What to work on:
Find the string "matplotlib" in the data, then copy every line where it is found.

— Start Material provided —

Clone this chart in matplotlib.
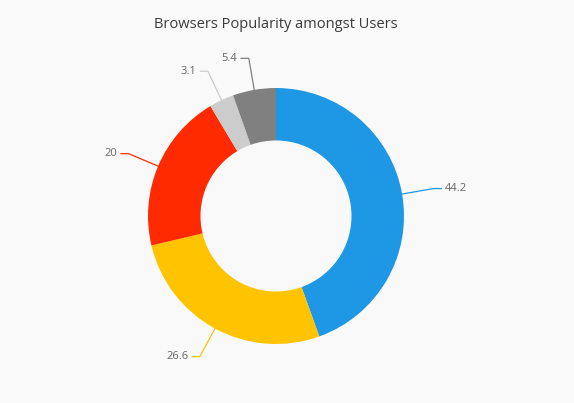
import numpy as np
import matplotlib
matplotlib.use("Agg")
import matplotlib.pyplot as plt

# Data
browsers = ["Chrome", "Firefox", "Internet Explorer", "Opera", "Safari"]
share = [44.2, 26.6, 20, 3.1, 5.4]
labels = ["44.2", "26.6", "20", "3.1", "5.4"]
colors = ["#1E98E4", "#FFC300", "#FF2A00", "#CCCCCC", "#808080"]

bg = "#F9F9F9"
plt.rcParams['font.family'] = ['Open Sans', 'DejaVu Sans']

fig = plt.figure(figsize=(5.74, 4.03), dpi=100, facecolor=bg)

# axes placed so the donut centre sits at (276, 216) px, radius 128 px
W, H = 574, 403
cx, cy, r = 276, 216, 128
ax = fig.add_axes([(cx - r) / W, (H - cy - r) / H, 2 * r / W, 2 * r / H])
ax.set_facecolor(bg)

wedges, _ = ax.pie(share, colors=colors, startangle=90, counterclock=False,
                   radius=1, wedgeprops=dict(width=0.41, linewidth=0))
ax.set_xlim(-1, 1)
ax.set_ylim(-1, 1)
ax.set_aspect("equal")
ax.axis("off")

# leader lines + value labels
for w, lab, col in zip(wedges, labels, colors):
    ang = np.deg2rad((w.theta1 + w.theta2) / 2)
    x0, y0 = np.cos(ang), np.sin(ang)
    x1, y1 = 1.25 * x0, 1.25 * y0
    side = 1 if x0 >= 0 else -1
    x2 = x1 + side * 0.06
    ax.plot([x0, x1, x2], [y0, y1, y1], color=col, lw=0.9, clip_on=False)
    ax.text(x2 + side * 0.03, y1, lab, ha="left" if side > 0 else "right",
            va="center", fontsize=8, color="#666666")

fig.text(cx / W, 1 - 24 / H, "Browsers Popularity amongst Users",
         ha="center", va="center", fontsize=10.5, color="#3A3A3A")

fig.savefig("out.png", dpi=100, facecolor=bg)
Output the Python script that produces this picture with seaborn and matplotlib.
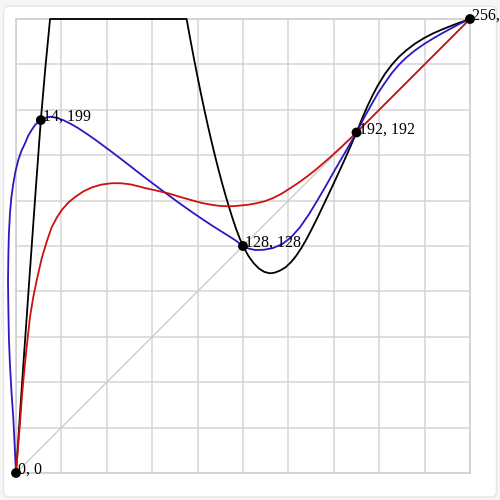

— End Material provided —

Solution to this exercise:
Clone this chart in matplotlib.
import matplotlib
matplotlib.use("Agg")
import matplotlib.pyplot as plt
Output the Python script that produces this picture with seaborn and matplotlib.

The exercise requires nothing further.